WHAT IS ASKED: Leave the pictures out. Return all other data exactly.

RAW DATA:
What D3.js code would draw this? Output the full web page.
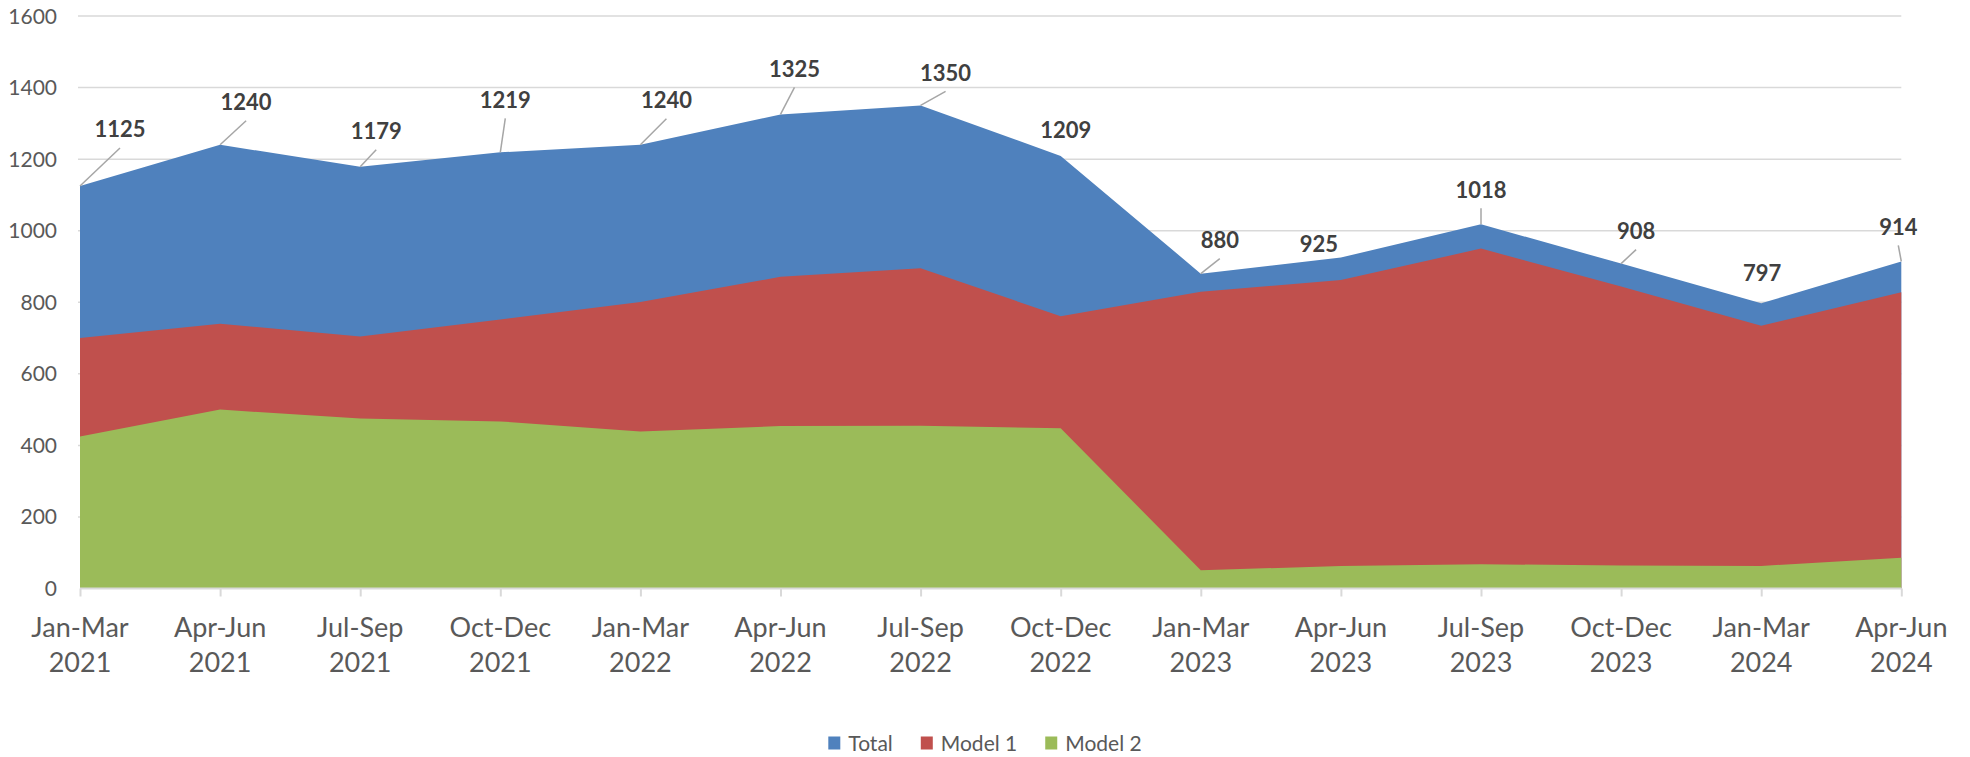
<!DOCTYPE html>
<html>
<head>
    <title>Total, Model 1 and Model 2 by quarter</title>
    <script src="https://d3js.org/d3.v7.min.js"></script>
    <style>
        body { margin: 0; background: #fff; }
        text { font-family: Lato, "Noto Sans", sans-serif; }
    </style>
</head>
<body>
    <script>
// quarters on the x axis (two lines each)
const categories = ["Jan-Mar 2021", "Apr-Jun 2021", "Jul-Sep 2021", "Oct-Dec 2021",
                    "Jan-Mar 2022", "Apr-Jun 2022", "Jul-Sep 2022", "Oct-Dec 2022",
                    "Jan-Mar 2023", "Apr-Jun 2023", "Jul-Sep 2023", "Oct-Dec 2023",
                    "Jan-Mar 2024", "Apr-Jun 2024"];

// series values (Total is labelled)
const total  = [1125, 1240, 1179, 1219, 1240, 1325, 1350, 1209, 880, 925, 1018, 908, 797, 914];
const model1 = [700, 740, 704, 752, 801, 871, 895, 761, 829, 862, 950, 844, 734, 828];
const model2 = [425, 500, 475, 467, 439, 454, 455, 448, 51, 63, 68, 64, 63, 86];

const yTicks = [0, 200, 400, 600, 800, 1000, 1200, 1400, 1600];

const seriesNames = ["Total", "Model 1", "Model 2"];
const colors = ["#4f81bd", "#c0504d", "#9bbb59"];

// where each Total label sits relative to its point (px), and if it gets a leader line
const labelOffsets = [[40, -56], [26, -42], [16, -35], [5, -52], [26, -44], [14, -45], [25, -32],
                      [5, -25], [19, -33], [-22, -13], [0, -34], [15, -32], [1, -30], [-3, -34]];
const hasLeader = [true, true, true, true, true, true, true,
                   false, true, false, true, true, false, true];

const width = 1970, height = 757;

let svg = d3.select("body")
    .append("svg")
    .attr("width", width)
    .attr("height", height);

let x = d3.scalePoint()
    .domain(categories)
    .range([80, 1901.3]);

let y = d3.scaleLinear()
    .domain([0, 1600])
    .range([588.5, 16]);

// gridlines
svg.append("g")
    .selectAll("line")
    .data(yTicks.slice(1))
    .enter()
    .append("line")
    .attr("x1", 78)
    .attr("x2", 1901.3)
    .attr("y1", d => y(d))
    .attr("y2", d => y(d))
    .attr("stroke", "#d9d9d9")
    .attr("stroke-width", 1.5);

// y tick labels
svg.append("g")
    .selectAll("text")
    .data(yTicks)
    .enter()
    .append("text")
    .attr("x", 57)
    .attr("y", d => y(d) + 7.5)
    .attr("text-anchor", "end")
    .attr("font-size", 21)
    .attr("fill", "#595959")
    .text(d => d);

// areas, not stacked: Total behind, then Model 1, then Model 2
let area = d3.area()
    .x((d, i) => x(categories[i]))
    .y0(y(0))
    .y1(d => y(d));

[total, model1, model2].forEach((values, k) => {
    svg.append("path")
        .datum(values)
        .attr("d", area)
        .attr("fill", colors[k]);
});

// x axis
let xAxis = d3.axisBottom(x)
    .tickSize(8)
    .tickFormat("");

let axisG = svg.append("g")
    .attr("transform", "translate(0," + y(0) + ")")
    .call(xAxis);
axisG.select(".domain").attr("stroke", "#d9d9d9").attr("stroke-width", 2)
    .attr("d", "M80,0H1901.3");
axisG.selectAll(".tick line").attr("stroke", "#d9d9d9").attr("stroke-width", 2);

// x labels on two lines
let xLabels = svg.append("g")
    .selectAll("text")
    .data(categories)
    .enter()
    .append("text")
    .attr("text-anchor", "middle")
    .attr("font-size", 27)
    .attr("fill", "#595959");

xLabels.append("tspan")
    .attr("x", d => x(d))
    .attr("y", 637)
    .text(d => d.split(" ")[0]);
xLabels.append("tspan")
    .attr("x", d => x(d))
    .attr("y", 672)
    .text(d => d.split(" ")[1]);

// leader lines and Total labels
let points = total.map((v, i) => ({ v: v, i: i }));

svg.append("g")
    .selectAll("line")
    .data(points.filter(d => hasLeader[d.i]))
    .enter()
    .append("line")
    .attr("x1", d => x(categories[d.i]))
    .attr("y1", d => y(d.v))
    .attr("x2", d => x(categories[d.i]) + labelOffsets[d.i][0])
    .attr("y2", d => y(d.v) + labelOffsets[d.i][1] + 18)
    .attr("stroke", "#a6a6a6")
    .attr("stroke-width", 1.5);

svg.append("g")
    .selectAll("text")
    .data(points)
    .enter()
    .append("text")
    .attr("x", d => x(categories[d.i]) + labelOffsets[d.i][0])
    .attr("y", d => y(d.v) + labelOffsets[d.i][1] + 7.5)
    .attr("text-anchor", "middle")
    .attr("font-size", 22)
    .attr("font-weight", "bold")
    .attr("fill", "#404040")
    .text(d => d.v);

// legend, centred under the chart
let legend = svg.append("g");
let lx = 0;
seriesNames.forEach((name, k) => {
    let g = legend.append("g").attr("transform", "translate(" + lx + ",0)");
    g.append("rect")
        .attr("x", 0)
        .attr("y", 736.5)
        .attr("width", 12)
        .attr("height", 13)
        .attr("fill", colors[k]);
    let t = g.append("text")
        .attr("x", 20)
        .attr("y", 751)
        .attr("font-size", 21)
        .attr("fill", "#595959")
        .text(name);
    lx += 20 + t.node().getComputedTextLength() + 28;
});
let legendWidth = lx - 28;
legend.attr("transform", "translate(" + (985 - legendWidth / 2) + ",0)");

    </script>
</body>
</html>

PROBLEM SOLUTION:
What D3.js code would draw this? Output the full web page.
<!DOCTYPE html>
<html>
<head>
    <title>Total, Model 1 and Model 2 by quarter</title>
    <script src="https://d3js.org/d3.v7.min.js"></script>
    <style>
        body { margin: 0; background: #fff; }
        text { font-family: Lato, "Noto Sans", sans-serif; }
    </style>
</head>
<body>
    <script>
// quarters on the x axis (two lines each)
const categories = ["Jan-Mar 2021", "Apr-Jun 2021", "Jul-Sep 2021", "Oct-Dec 2021",
                    "Jan-Mar 2022", "Apr-Jun 2022", "Jul-Sep 2022", "Oct-Dec 2022",
                    "Jan-Mar 2023", "Apr-Jun 2023", "Jul-Sep 2023", "Oct-Dec 2023",
                    "Jan-Mar 2024", "Apr-Jun 2024"];

// series values (Total is labelled)
const total  = [1125, 1240, 1179, 1219, 1240, 1325, 1350, 1209, 880, 925, 1018, 908, 797, 914];
const model1 = [700, 740, 704, 752, 801, 871, 895, 761, 829, 862, 950, 844, 734, 828];
const model2 = [425, 500, 475, 467, 439, 454, 455, 448, 51, 63, 68, 64, 63, 86];

const yTicks = [0, 200, 400, 600, 800, 1000, 1200, 1400, 1600];

const seriesNames = ["Total", "Model 1", "Model 2"];
const colors = ["#4f81bd", "#c0504d", "#9bbb59"];

// where each Total label sits relative to its point (px), and if it gets a leader line
const labelOffsets = [[40, -56], [26, -42], [16, -35], [5, -52], [26, -44], [14, -45], [25, -32],
                      [5, -25], [19, -33], [-22, -13], [0, -34], [15, -32], [1, -30], [-3, -34]];
const hasLeader = [true, true, true, true, true, true, true,
                   false, true, false, true, true, false, true];

const width = 1970, height = 757;

let svg = d3.select("body")
    .append("svg")
    .attr("width", width)
    .attr("height", height);

let x = d3.scalePoint()
    .domain(categories)
    .range([80, 1901.3]);

let y = d3.scaleLinear()
    .domain([0, 1600])
    .range([588.5, 16]);

// gridlines
svg.append("g")
    .selectAll("line")
    .data(yTicks.slice(1))
    .enter()
    .append("line")
    .attr("x1", 78)
    .attr("x2", 1901.3)
    .attr("y1", d => y(d))
    .attr("y2", d => y(d))
    .attr("stroke", "#d9d9d9")
    .attr("stroke-width", 1.5);

// y tick labels
svg.append("g")
    .selectAll("text")
    .data(yTicks)
    .enter()
    .append("text")
    .attr("x", 57)
    .attr("y", d => y(d) + 7.5)
    .attr("text-anchor", "end")
    .attr("font-size", 21)
    .attr("fill", "#595959")
    .text(d => d);

// areas, not stacked: Total behind, then Model 1, then Model 2
let area = d3.area()
    .x((d, i) => x(categories[i]))
    .y0(y(0))
    .y1(d => y(d));

[total, model1, model2].forEach((values, k) => {
    svg.append("path")
        .datum(values)
        .attr("d", area)
        .attr("fill", colors[k]);
});

// x axis
let xAxis = d3.axisBottom(x)
    .tickSize(8)
    .tickFormat("");

let axisG = svg.append("g")
    .attr("transform", "translate(0," + y(0) + ")")
    .call(xAxis);
axisG.select(".domain").attr("stroke", "#d9d9d9").attr("stroke-width", 2)
    .attr("d", "M80,0H1901.3");
axisG.selectAll(".tick line").attr("stroke", "#d9d9d9").attr("stroke-width", 2);

// x labels on two lines
let xLabels = svg.append("g")
    .selectAll("text")
    .data(categories)
    .enter()
    .append("text")
    .attr("text-anchor", "middle")
    .attr("font-size", 27)
    .attr("fill", "#595959");

xLabels.append("tspan")
    .attr("x", d => x(d))
    .attr("y", 637)
    .text(d => d.split(" ")[0]);
xLabels.append("tspan")
    .attr("x", d => x(d))
    .attr("y", 672)
    .text(d => d.split(" ")[1]);

// leader lines and Total labels
let points = total.map((v, i) => ({ v: v, i: i }));

svg.append("g")
    .selectAll("line")
    .data(points.filter(d => hasLeader[d.i]))
    .enter()
    .append("line")
    .attr("x1", d => x(categories[d.i]))
    .attr("y1", d => y(d.v))
    .attr("x2", d => x(categories[d.i]) + labelOffsets[d.i][0])
    .attr("y2", d => y(d.v) + labelOffsets[d.i][1] + 18)
    .attr("stroke", "#a6a6a6")
    .attr("stroke-width", 1.5);

svg.append("g")
    .selectAll("text")
    .data(points)
    .enter()
    .append("text")
    .attr("x", d => x(categories[d.i]) + labelOffsets[d.i][0])
    .attr("y", d => y(d.v) + labelOffsets[d.i][1] + 7.5)
    .attr("text-anchor", "middle")
    .attr("font-size", 22)
    .attr("font-weight", "bold")
    .attr("fill", "#404040")
    .text(d => d.v);

// legend, centred under the chart
let legend = svg.append("g");
let lx = 0;
seriesNames.forEach((name, k) => {
    let g = legend.append("g").attr("transform", "translate(" + lx + ",0)");
    g.append("rect")
        .attr("x", 0)
        .attr("y", 736.5)
        .attr("width", 12)
        .attr("height", 13)
        .attr("fill", colors[k]);
    let t = g.append("text")
        .attr("x", 20)
        .attr("y", 751)
        .attr("font-size", 21)
        .attr("fill", "#595959")
        .text(name);
    lx += 20 + t.node().getComputedTextLength() + 28;
});
let legendWidth = lx - 28;
legend.attr("transform", "translate(" + (985 - legendWidth / 2) + ",0)");

    </script>
</body>
</html>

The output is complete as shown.